Two Sum – Python

I’ve been reviewing technical interview practice over the last few weeks, and thought it might be a good idea to consolidate my notes and think about how I would teach it. This always worked very well for music, and seems to work for writing code too.

I’m going to go over the Two Sum problem and use the two-pointer method. And I’m doing this in Python, but might add Ruby for it later. I like to see them next to each other to compare. Actually, I might do it in C# too and put them all next to each other. That’s what I do when I’m taking notes on my notion page, put the languages I’m working on next to each other. Anyway, off we go

Here is a description of the problem from leet code (linked above)

Given an array of integers nums and an integer target, return indices of the two numbers such that they add up to target.

You may assume that each input would have exactly one solution, and you may not use the same element twice.

You can return the answer in any order.

I’m going to use pytest to write some simple tests first, and then solve it.

I want to test for the following

1. The solution exists
2. The solution doesn’t exist
3. What happens with negative numbers
4. What happens with duplicate numbers
5. Test an empty input
6. Test a single element being input

I think that’s pretty thorough, but let me know if I forgot anything

I’m doing all of this in one file, so this is at the bottom, you will have to run pip install pytest if you haven’t done so before

import pytest

def test_two_sum():
    # solution exists
    nums = [2, 7, 11, 15]
    target = 9
    assert two_sum(nums, target) == [0, 1]

    # solution doesn't exist
    nums = [2, 7, 11, 15]
    target = 10
    assert two_sum(nums, target) == []

    # negative numbers
    nums = [-1, 0, 1, 2, -1, -4]
    target = -1
    assert two_sum(nums, target) == [0, 2]

    # duplicate numbers
    nums = [3, 3]
    target = 6
    assert two_sum(nums, target) == [0, 1]

    # empty input
    nums = []
    target = 5
    assert two_sum(nums, target) == []

    # single element input
    nums = [5]
    target = 5
    assert two_sum(nums, target) == []

So there are a bunch of tests, and this is our end goal. Now lets try to solve them

I’m going to define the function two_sum and give it two parameters, nums which is the list of integers, and target which is the sum I want to find

I’m going to use an empty dictionary to make this more efficient. There is a brute force way to do it, but I am going for efficiency and this seems like it will be more efficient.

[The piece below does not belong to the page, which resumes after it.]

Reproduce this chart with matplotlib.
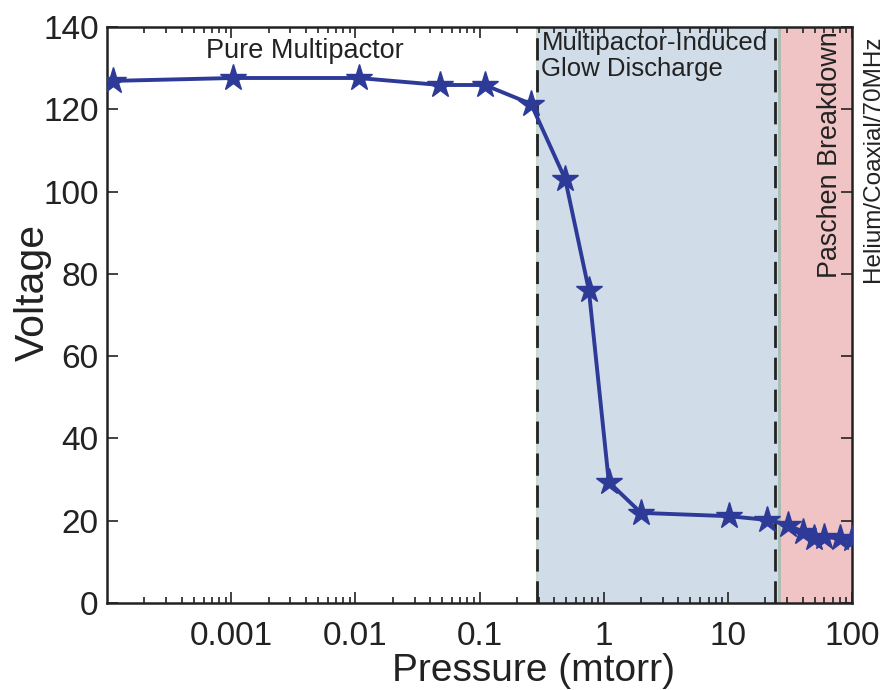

The dictionary is going to be num_indices and it will store the corresponding indices of every number that you find in the list, nums. You get constant time lookup in a dictionary, which is why I’m looking at it.

Here’s what I have so far

def two_sum(nums, target):
    num_indices = {}

I need to iterate over the list now, so I am going to use i to keep track of the index of each number in nums. I am also going to use enumerate to access the index and the value of every element.

I need a way to figure out if the target is attainable, so I will use total = target - num

The way this works is that I need to find the difference needed to actually get the target is 7 and num is 5, then the total is 2, and it is going to check if the dictionary has a key of 2.

If the total is already a key in the indices, it is going to return the index of num and the index of the key it found. If it doesn’t work, then it will take num and set it as a key with the value being it’s index, and move onto the next one. It looks like this

for i, num in enumerate(nums):
      total = target - num
      if total in num_indices:
          return [num_indices[total], i]
      num_indices[num] = i

And then when it all get’s put together, you have this

def two_sum(nums, target):
    num_indices = {}
    for i, num in enumerate(nums):
        total = target - num
        if total in num_indices:
            return [num_indices[total], i]       
        num_indices[num] = i
    return []

This should pass the tests I wrote earlier (make sure you have import pytest at the top)

You can run it with pytest two_sum.py

The entire block looks like this, with a test I added to put the numbers of the first test in a different order.

import pytest
def two_sum(nums, target):
    num_indices = {}
    for i, num in enumerate(nums):
        total = target - num
        if total in num_indices:
            return [num_indices[total], i]       
        num_indices[num] = i
    return []

def test_two_sum():
    nums = [2, 7, 11, 15]
    target = 9
    assert two_sum(nums, target) == [0, 1]
    
    # solution exists in different order
    nums = [7, 11, 15, 2]
    target = 9
    assert two_sum(nums, target) == [0, 3]


    nums = [2, 7, 11, 15]
    target = 10
    assert two_sum(nums, target) == []

    nums = [-1, 0, 1, 2, -1, -4]
    target = -1
    assert two_sum(nums, target) == [0, 1]

    nums = [3, 3]
    target = 6
    assert two_sum(nums, target) == [0, 1]

    nums = []
    target = 5
    assert two_sum(nums, target) == []

    nums = [5]
    target = 5
    assert two_sum(nums, target) == []

Alright, let me know if I missed anything, or if there is a better way!